İran daha önce vekil örgütlerle yürüttüğü savası neden açıktan üstlendi?
Birincisi; Rusya-Ukrayna savaşında oluşan ,güç dengelerinden faydalanıyor. ABD, NATO ve Batılı güçler, Ukrayna savaşına odaklanmışken, boşluktan faydalanıp Irak ve Federe Kürdistan Bölgesi’ndeki dengeleri yeniden kendi lehine çevirmek istiyor. Bu ortamda batılı güçler, Rusya-Ukrayna krizine, birde İran’ı eklemek istemezler. Kaldı ki, Rusya-Ukrayna savaşı başladıktan sonra, ABD, İran ile nükleer silah müzakerelerini hızlandırmak istedi. Ancak İran bu sıkışmışlıktan yararlanarak müzakereleri ağırdan almaya başladı. Bu sıkışmışlık ve boşluktan yararlanarak bölgesel hegemonyasını yeniden inşa etmek isteyecektir.
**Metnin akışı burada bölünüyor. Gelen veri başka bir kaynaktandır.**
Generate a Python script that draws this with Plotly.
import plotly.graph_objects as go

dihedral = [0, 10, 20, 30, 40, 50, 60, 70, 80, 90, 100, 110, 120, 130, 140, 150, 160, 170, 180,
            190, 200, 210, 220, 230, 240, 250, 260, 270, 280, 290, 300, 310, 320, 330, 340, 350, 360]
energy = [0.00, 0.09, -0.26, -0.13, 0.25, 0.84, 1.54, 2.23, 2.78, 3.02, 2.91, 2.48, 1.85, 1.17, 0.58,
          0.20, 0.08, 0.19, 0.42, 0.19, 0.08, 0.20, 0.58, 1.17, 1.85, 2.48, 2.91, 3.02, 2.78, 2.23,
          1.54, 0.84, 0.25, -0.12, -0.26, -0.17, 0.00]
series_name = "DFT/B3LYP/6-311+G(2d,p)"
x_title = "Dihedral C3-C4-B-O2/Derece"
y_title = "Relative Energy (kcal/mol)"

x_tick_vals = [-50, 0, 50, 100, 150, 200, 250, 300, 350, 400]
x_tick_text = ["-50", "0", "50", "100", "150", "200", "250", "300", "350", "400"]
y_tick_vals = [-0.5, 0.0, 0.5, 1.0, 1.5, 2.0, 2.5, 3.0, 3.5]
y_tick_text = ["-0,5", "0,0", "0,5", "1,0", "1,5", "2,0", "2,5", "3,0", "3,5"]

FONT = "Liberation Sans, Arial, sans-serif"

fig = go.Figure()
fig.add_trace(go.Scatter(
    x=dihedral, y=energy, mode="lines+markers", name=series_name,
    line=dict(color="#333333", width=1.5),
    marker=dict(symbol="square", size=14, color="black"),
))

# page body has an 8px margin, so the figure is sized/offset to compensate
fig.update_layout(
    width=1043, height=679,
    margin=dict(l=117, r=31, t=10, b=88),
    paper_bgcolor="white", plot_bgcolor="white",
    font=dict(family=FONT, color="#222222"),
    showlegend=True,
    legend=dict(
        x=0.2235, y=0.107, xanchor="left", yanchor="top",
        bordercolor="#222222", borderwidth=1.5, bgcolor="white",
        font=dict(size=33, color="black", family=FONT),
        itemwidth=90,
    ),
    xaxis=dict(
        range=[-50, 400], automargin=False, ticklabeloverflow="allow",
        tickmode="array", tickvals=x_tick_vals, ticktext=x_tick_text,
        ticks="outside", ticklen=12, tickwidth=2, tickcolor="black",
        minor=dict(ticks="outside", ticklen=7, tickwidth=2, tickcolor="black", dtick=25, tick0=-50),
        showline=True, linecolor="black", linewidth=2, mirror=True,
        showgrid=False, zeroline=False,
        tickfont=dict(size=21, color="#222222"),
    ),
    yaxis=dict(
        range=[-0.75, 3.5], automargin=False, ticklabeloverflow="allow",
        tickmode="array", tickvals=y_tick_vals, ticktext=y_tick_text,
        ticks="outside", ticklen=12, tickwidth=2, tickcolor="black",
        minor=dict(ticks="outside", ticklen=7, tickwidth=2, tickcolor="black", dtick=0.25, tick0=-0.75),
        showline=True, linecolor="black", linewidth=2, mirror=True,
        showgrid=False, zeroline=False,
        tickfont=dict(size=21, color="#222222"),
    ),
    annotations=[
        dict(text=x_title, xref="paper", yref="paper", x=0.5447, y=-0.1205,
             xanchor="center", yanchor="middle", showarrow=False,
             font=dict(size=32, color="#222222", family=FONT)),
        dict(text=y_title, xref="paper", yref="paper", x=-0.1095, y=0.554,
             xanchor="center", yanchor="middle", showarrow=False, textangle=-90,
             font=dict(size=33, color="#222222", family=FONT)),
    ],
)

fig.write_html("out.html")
İkinci önemli nokta ise, fırlatılan füzelerin Irak’taki hükümet kurma arayışlarına gözdağı vermek ve pazarlıkta elini güçlendirmek içindir. 10 Ekim’de yapılan Irak seçimlerinde İran’a yakın Şii gruplar yenilgiyle çıkmışlardı. Bu da yeni hükümetin oluşmasında İran etkisinin zayıflaması anlamına geliyor. Ancak bu gruplar, kendi aralarında Şii Koordinasyon Grubu’nu kurarak Sadr Hareketi ile aylardır pazarlıklar yapılıyor. Ancak hâlâ bir sonuca varılmış değildir. Başbakan ve hükümet üzerinde anlaşma sağlanamadığı için de, cumhurbaşkanı seçimi uzatılıyor. Çünkü cumhurbaşkanı seçildikten sonra hemen hükümeti kurma yetkisini birine vermesi gerek. O kişi de belirlenmediği için yapılamıyor.
Sonuç olarak, son 2 ayda bu İran’ın Hewler yönetimine 3. önemli müdahalesi oluyor. Irak Federal Mahkemesi’nin gaz kararı, yine KDP’nin cumhurbaşkanı adayının veto edilmesi ve en son Hewler’e yapılan ve açıktan sahiplenilen füze saldırısı… Tüm bunlar ve dünyada şekillenen yeni güç dengeleri hesaba katıldığında ,Hewler yönetimi, mevcut ittifaklarla, öz güçten yoksun, ulusallıktan uzak politikalarında ısrar ederse, onu çok zor günler bekliyor.